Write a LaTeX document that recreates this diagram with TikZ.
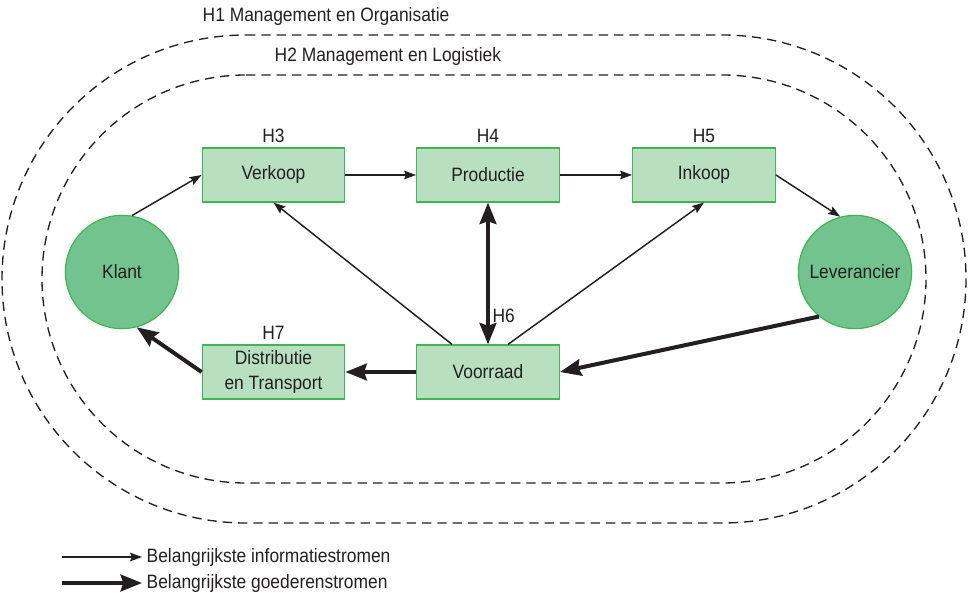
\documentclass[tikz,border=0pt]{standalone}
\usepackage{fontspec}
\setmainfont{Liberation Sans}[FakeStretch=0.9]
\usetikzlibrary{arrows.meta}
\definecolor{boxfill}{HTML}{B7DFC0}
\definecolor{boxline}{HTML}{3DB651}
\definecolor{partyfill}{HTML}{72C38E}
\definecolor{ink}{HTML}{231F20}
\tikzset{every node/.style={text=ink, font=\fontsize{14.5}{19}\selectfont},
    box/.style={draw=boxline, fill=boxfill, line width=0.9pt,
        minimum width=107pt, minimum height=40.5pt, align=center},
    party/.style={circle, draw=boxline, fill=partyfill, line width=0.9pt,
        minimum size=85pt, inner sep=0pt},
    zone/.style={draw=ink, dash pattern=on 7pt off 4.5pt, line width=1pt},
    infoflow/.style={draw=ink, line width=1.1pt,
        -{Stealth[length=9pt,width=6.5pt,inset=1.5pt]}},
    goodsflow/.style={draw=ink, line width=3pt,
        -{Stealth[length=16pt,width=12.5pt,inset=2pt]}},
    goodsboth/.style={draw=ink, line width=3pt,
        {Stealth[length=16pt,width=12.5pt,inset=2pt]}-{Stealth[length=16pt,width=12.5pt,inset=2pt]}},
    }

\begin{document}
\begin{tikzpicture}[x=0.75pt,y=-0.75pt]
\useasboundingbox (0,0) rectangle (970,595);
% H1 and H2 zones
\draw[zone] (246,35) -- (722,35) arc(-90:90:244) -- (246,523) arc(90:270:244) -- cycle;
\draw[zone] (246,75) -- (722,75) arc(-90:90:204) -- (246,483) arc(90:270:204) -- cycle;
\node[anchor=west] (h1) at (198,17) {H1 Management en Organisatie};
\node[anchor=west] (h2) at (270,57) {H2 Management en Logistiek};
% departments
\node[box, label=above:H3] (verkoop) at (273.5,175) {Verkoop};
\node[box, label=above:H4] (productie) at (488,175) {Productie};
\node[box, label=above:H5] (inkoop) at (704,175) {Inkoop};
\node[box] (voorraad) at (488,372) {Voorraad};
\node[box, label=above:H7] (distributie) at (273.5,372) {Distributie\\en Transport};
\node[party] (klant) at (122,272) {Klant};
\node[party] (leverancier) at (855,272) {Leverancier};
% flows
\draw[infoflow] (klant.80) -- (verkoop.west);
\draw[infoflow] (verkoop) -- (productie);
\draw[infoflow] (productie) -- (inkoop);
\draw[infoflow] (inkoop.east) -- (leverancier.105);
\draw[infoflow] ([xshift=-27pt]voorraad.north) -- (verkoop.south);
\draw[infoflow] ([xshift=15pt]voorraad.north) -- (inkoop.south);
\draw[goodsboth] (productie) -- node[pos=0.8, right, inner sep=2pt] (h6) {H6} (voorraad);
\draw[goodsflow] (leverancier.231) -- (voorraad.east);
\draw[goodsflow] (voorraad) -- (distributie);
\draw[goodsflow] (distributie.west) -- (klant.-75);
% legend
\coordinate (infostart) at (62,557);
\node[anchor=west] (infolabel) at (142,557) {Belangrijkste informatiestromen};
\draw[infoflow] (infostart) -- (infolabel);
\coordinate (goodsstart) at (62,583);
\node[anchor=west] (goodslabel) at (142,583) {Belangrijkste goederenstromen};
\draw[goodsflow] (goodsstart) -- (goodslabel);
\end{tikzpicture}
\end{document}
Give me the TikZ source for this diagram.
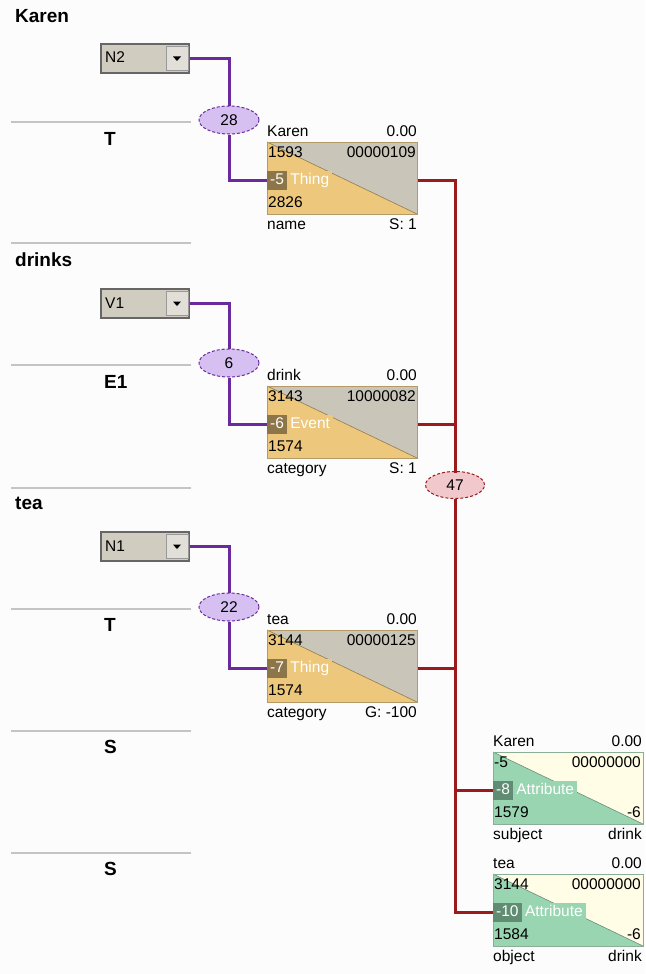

○ ○ ○

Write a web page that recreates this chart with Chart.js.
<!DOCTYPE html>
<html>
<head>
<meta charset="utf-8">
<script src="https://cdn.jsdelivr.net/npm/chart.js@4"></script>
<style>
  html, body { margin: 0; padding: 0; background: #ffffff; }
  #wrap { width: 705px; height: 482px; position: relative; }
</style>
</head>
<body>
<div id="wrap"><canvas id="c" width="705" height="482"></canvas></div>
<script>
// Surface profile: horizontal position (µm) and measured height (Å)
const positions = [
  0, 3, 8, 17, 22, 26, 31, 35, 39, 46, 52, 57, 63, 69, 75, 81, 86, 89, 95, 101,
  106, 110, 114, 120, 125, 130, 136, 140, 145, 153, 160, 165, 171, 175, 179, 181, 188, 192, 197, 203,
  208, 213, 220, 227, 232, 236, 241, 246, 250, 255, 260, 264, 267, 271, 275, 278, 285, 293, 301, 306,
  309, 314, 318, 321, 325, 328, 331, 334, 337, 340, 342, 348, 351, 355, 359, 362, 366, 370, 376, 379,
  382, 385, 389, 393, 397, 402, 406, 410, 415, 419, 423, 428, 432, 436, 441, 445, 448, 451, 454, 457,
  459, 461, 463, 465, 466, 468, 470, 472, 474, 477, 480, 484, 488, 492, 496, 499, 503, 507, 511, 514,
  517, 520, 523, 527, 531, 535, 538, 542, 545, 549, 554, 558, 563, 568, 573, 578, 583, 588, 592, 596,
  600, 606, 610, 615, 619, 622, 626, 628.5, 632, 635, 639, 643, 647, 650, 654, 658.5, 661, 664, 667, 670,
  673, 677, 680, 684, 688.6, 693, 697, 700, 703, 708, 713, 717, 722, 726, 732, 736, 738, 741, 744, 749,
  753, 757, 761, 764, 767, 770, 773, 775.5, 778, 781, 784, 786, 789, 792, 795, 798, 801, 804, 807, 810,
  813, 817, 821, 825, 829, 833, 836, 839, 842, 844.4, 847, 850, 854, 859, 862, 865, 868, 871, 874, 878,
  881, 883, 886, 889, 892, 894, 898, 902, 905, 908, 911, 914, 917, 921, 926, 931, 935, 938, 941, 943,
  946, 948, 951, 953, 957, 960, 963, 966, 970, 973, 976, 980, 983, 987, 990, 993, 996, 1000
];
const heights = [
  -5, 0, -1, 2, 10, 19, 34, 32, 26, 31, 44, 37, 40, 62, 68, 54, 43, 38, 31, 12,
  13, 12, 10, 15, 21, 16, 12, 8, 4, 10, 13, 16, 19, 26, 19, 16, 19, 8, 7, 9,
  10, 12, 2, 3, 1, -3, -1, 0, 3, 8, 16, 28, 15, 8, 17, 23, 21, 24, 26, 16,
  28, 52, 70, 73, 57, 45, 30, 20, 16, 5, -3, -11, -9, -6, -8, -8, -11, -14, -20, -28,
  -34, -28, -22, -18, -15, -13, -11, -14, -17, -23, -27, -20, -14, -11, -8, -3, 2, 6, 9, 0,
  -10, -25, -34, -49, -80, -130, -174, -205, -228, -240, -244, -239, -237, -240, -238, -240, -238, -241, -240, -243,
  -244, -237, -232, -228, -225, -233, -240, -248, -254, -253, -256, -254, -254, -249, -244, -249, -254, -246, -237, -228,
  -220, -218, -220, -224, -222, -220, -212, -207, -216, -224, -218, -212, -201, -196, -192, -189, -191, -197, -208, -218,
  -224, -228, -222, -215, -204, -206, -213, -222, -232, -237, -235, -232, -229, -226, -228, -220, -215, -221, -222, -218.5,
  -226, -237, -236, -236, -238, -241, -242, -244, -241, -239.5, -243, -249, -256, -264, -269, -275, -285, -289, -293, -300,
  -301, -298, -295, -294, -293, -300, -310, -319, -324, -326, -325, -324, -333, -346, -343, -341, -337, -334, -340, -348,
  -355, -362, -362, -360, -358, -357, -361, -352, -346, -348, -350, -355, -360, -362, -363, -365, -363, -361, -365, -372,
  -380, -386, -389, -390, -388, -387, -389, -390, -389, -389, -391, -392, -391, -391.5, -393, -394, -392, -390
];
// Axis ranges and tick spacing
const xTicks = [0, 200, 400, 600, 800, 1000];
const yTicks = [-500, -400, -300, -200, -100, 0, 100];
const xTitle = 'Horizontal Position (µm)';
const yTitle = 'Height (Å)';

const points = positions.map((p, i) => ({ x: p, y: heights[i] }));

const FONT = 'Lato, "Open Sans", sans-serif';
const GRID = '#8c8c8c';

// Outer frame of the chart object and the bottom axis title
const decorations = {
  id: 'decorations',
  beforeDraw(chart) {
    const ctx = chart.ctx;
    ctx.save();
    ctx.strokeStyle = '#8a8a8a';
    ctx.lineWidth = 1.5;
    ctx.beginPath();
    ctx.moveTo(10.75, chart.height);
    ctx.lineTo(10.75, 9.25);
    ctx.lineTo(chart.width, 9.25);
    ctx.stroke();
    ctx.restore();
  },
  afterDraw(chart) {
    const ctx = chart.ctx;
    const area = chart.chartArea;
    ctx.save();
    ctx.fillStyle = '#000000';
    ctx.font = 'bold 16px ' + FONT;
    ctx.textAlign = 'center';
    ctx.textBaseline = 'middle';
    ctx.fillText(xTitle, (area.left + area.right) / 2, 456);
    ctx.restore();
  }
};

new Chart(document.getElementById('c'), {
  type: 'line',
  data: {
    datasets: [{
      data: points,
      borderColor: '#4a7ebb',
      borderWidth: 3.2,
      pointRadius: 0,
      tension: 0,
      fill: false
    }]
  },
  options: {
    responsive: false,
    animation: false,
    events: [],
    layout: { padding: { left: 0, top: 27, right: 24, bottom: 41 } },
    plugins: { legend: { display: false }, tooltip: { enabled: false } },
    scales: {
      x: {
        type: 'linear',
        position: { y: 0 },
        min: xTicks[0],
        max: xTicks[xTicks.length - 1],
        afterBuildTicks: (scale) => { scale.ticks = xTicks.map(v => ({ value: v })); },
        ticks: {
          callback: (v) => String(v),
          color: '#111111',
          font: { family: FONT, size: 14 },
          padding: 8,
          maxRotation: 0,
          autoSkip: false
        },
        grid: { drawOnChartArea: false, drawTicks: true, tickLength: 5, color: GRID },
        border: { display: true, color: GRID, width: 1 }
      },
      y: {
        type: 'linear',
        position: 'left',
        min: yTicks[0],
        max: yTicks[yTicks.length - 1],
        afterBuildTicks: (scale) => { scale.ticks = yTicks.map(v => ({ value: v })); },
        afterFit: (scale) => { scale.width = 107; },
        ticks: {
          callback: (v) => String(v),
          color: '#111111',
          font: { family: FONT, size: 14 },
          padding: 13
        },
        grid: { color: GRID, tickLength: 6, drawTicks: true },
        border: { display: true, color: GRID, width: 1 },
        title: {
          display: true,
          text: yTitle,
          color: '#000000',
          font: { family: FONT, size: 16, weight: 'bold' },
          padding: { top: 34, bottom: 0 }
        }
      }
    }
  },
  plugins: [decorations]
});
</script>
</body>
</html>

○ ○ ○

Problem details: Go through the data and count each line that has the word "diagram", then give the total alone.

Result of this exercise: 2